Raucher suggested that this common approach may stem, in part, from an OU rabbinical panel in 2017 that asserted that “women in clergy roles or holding clergy titles is at odds with halacha and our Mesorah,” yet also stating, “This panel has also proclaimed and celebrated roles women can and must play, including as educators and scholars …” As another incarnation of women’s religious communal leadership that appears to walk this line, she spoke of the Jewish Orthodox Feminist Alliance’s Devorah Scholars who provide “paid spiritual leadership in shuls.” The Devorah Scholars are engaged by shuls to offer sermons, to teach and provide pastoral care—all roles that “function as clergy,” even if they lack the title.

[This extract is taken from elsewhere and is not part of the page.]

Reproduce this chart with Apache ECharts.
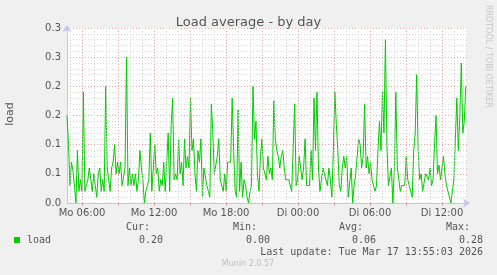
<!DOCTYPE html>
<html><head><meta charset="utf-8">
<script src="https://cdn.jsdelivr.net/npm/echarts@6/dist/echarts.min.js"></script>
<style>html,body{margin:0;padding:0;background:#f0f0f0;} #c{width:497px;height:275px;}</style>
</head><body><div id="c"></div>
<script>
// time axis in hours from Monday 00:00
const startHour = 4.75;      // Mo 04:45 (left edge of plot)
const stepHours = 0.124;     // sample spacing
const spanHours = 400 / 12;  // 33h20m shown

// load readings, in order, split by stretches of the day
const loadPart1 = [0.15,0.10,0.03,0.07,0.055,0.03,0.0,0.09,0.02,0.04,0.02,0.19,0.02,0.02,0.04,0.06,0.04,0.02,0.05,0.03,0.01,0.05,0.06,0.02,0.04,0.02,0.20,0.06,0.04,0.02,0.06,0.07,0.10,0.05,0.07,0.05,0.07,0.03];
const loadPart2 = [0.03,0.06,0.25,0.03,0.06,0.03,0.05,0.03,0.05,0.02,0.04,0.09,0.06,0.04,0.0,0.02,0.03,0.04,0.12,0.02,0.06,0.10,0.05,0.06,0.02,0.04,0.03,0.07,0.02,0.07,0.12,0.02,0.135,0.18,0.04,0.05,0.04,0.11,0.05];
const loadPart3 = [0.07,0.03,0.11,0.06,0.08,0.06,0.18,0.09,0.11,0.05,0.02,0.09,0.07,0.11,0.01,0.06,0.06,0.03,0.02,0.01,0.17,0.12,0.05,0.05,0.08,0.11,0.04,0.04,0.02,0.05,0.02,0.07,0.07,0.07,0.18,0.09,0.02,0.01,0.16];
const loadPart4 = [0.02,0.07,0.01,0.04,0.03,0.01,0.0,0.02,0.03,0.20,0.11,0.14,0.05,0.02,0.08,0.11,0.06,0.06,0.04,0.08,0.05,0.06,0.04,0.175,0.11,0.09,0.08,0.06,0.08,0.09,0.06,0.04,0.04,0.04,0.04,0.02,0.02,0.17,0.03];
const loadPart5 = [0.04,0.08,0.06,0.04,0.06,0.11,0.03,0.03,0.03,0.09,0.04,0.18,0.09,0.19,0.06,0.02,0.04,0.06,0.05,0.05,0.03,0.06,0.04,0.01,0.09,0.19,0.135,0.09,0.03,0.02,0.06,0.08,0.06,0.08,0.01,0.01,0.06,0.0,0.03];
const loadPart6 = [0.05,0.08,0.11,0.10,0.06,0.08,0.17,0.06,0.08,0.05,0.07,0.04,0.04,0.02,0.03,0.09,0.14,0.09,0.19,0.12,0.28,0.10,0.03,0.03,0.06,0.0,0.06,0.19,0.06,0.04,0.02,0.03,0.03,0.03,0.08,0.04,0.03,0.02,0.01];
const loadPart7 = [0.09,0.12,0.22,0.09,0.04,0.05,0.02,0.02,0.05,0.05,0.04,0.06,0.03,0.04,0.10,0.15,0.05,0.065,0.04,0.04,0.08,0.05,0.03,0.03,0.01,0.0,0.02,0.04,0.11,0.18,0.09,0.15,0.24,0.12,0.14,0.20];

const xTickHours = [6, 12, 18, 24, 30, 36];
const xTickLabels = ['Mo 06:00', 'Mo 12:00', 'Mo 18:00', 'Di 00:00', 'Di 06:00', 'Di 12:00'];
const yTickLabels = ['0.0', '0.1', '0.1', '0.2', '0.2', '0.3', '0.3'];
const legendHeads = ['Cur:', 'Min:', 'Avg:', 'Max:'];
const legendValues = ['0.20', '0.00', '0.06', '0.28'];
const lastUpdate = 'Last update: Tue Mar 17 13:55:03 2026';

const load = [].concat(loadPart1, loadPart2, loadPart3, loadPart4, loadPart5, loadPart6, loadPart7);
const seriesData = load.map((v, i) => [startHour + i * stepHours, v]);
const xMin = startHour, xMax = startHour + spanHours;

const gridHours = [];
for (let h = Math.ceil(xMin); h <= xMax; h++) gridHours.push(h);

const MAJOR = '#e8a4a4', MINOR = '#d6d6d6', AXIS = '#c4c4f4';
const headRight = [150, 257, 363, 470];
const valRight = [163, 270, 376, 483];

const chart = echarts.init(document.getElementById('c'), null, {renderer: 'canvas'});
const graphics = [
  {type: 'text', x: 488, y: 5, rotation: -Math.PI / 2, style: {text: 'RRDTOOL / TOBI OETIKER', fill: '#c6c6c6', font: '8px "DejaVu Sans"', align: 'left', verticalAlign: 'middle'}},
  {type: 'text', x: 10, y: 114, rotation: Math.PI / 2, style: {text: 'load', fill: '#555', font: '11px "DejaVu Sans"', align: 'center', verticalAlign: 'middle'}},
  {type: 'rect', shape: {x: 14, y: 237, width: 6, height: 6}, style: {fill: '#00cc00'}},
  {type: 'text', x: 27, y: 240, style: {text: 'load', fill: '#555', font: '10px "DejaVu Sans Mono"', align: 'left', verticalAlign: 'middle'}},
  {type: 'text', x: 483, y: 252, style: {text: lastUpdate, fill: '#555', font: '10px "DejaVu Sans Mono"', align: 'right', verticalAlign: 'middle'}},
  {type: 'text', x: 248, y: 264, style: {text: 'Munin 2.0.57', fill: '#c0c0c0', font: '8px "DejaVu Sans"', align: 'center', verticalAlign: 'middle'}}
];
legendHeads.forEach((t, i) => graphics.push({type: 'text', x: headRight[i], y: 227, style: {text: t, fill: '#555', font: '10px "DejaVu Sans Mono"', align: 'right', verticalAlign: 'middle'}}));
legendValues.forEach((t, i) => graphics.push({type: 'text', x: valRight[i], y: 240, style: {text: t, fill: '#555', font: '10px "DejaVu Sans Mono"', align: 'right', verticalAlign: 'middle'}}));

chart.setOption({
  backgroundColor: '#f0f0f0',
  animation: false,
  title: {text: 'Load average - by day', left: 'center', top: 11, textStyle: {fontFamily: 'DejaVu Sans', fontSize: 13, fontWeight: 'normal', color: '#555'}},
  grid: {left: 67, right: 30, top: 28, bottom: 72, show: true, backgroundColor: '#ffffff', borderWidth: 0},
  xAxis: {
    type: 'value', min: xMin, max: xMax,
    axisLine: {show: true, lineStyle: {color: AXIS, width: 1}, symbol: ['none', 'arrow'], symbolSize: [7, 7], symbolOffset: [0, 3]},
    axisTick: {show: true, customValues: xTickHours.concat([9, 15, 21, 27, 33]), length: 3, lineStyle: {color: MAJOR}},
    axisLabel: {customValues: xTickHours, margin: 5, color: '#555', fontFamily: 'DejaVu Sans', fontSize: 10,
      formatter: v => xTickLabels[xTickHours.indexOf(Math.round(v))] || ''},
    splitLine: {show: false}
  },
  yAxis: {
    type: 'value', min: 0, max: 0.3, interval: 0.05,
    axisLine: {show: true, lineStyle: {color: AXIS, width: 1}, symbol: ['none', 'arrow'], symbolSize: [7, 7], symbolOffset: [0, 3]},
    axisTick: {show: false},
    axisLabel: {margin: 6, color: '#555', fontFamily: 'DejaVu Sans', fontSize: 10,
      formatter: v => yTickLabels[Math.round(v / 0.05)]},
    splitLine: {show: true, lineStyle: {color: MAJOR, type: [1, 2], width: 1}},
    minorTick: {show: false, splitNumber: 5},
    minorSplitLine: {show: true, lineStyle: {color: MINOR, type: [1, 2], width: 1}}
  },
  series: [
    {type: 'line', data: [], z: 1, silent: true,
     markLine: {silent: true, symbol: ['none', 'none'], label: {show: false}, animation: false,
       data: gridHours.map(h => ({xAxis: h, lineStyle: {color: h % 3 === 0 ? MAJOR : MINOR, type: [1, 2], width: 1}}))}},
    {type: 'line', data: seriesData, z: 3, showSymbol: false, symbol: 'none', sampling: null,
     lineStyle: {color: '#00cc00', width: 1}, itemStyle: {color: '#00cc00'}}
  ],
  graphic: graphics
});
</script></body></html>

Marsha Wasserman of Teaneck commented, after Raucher’s talk: “Professor Raucher gave a very helpful overview of the several streams within Modern Orthodoxy that have been contributing to the evolution of women’s roles as spiritual leaders. I especially found the two ads from The Jewish Link, one from YU rebbaim and the other for leaders in the YU Women Talmud Program, to be very interesting. The ads were exactly alike in the design and the format. The colors were different and that one word ‘rebbaim’ was different. It will be very interesting to see how this all falls out in the future.”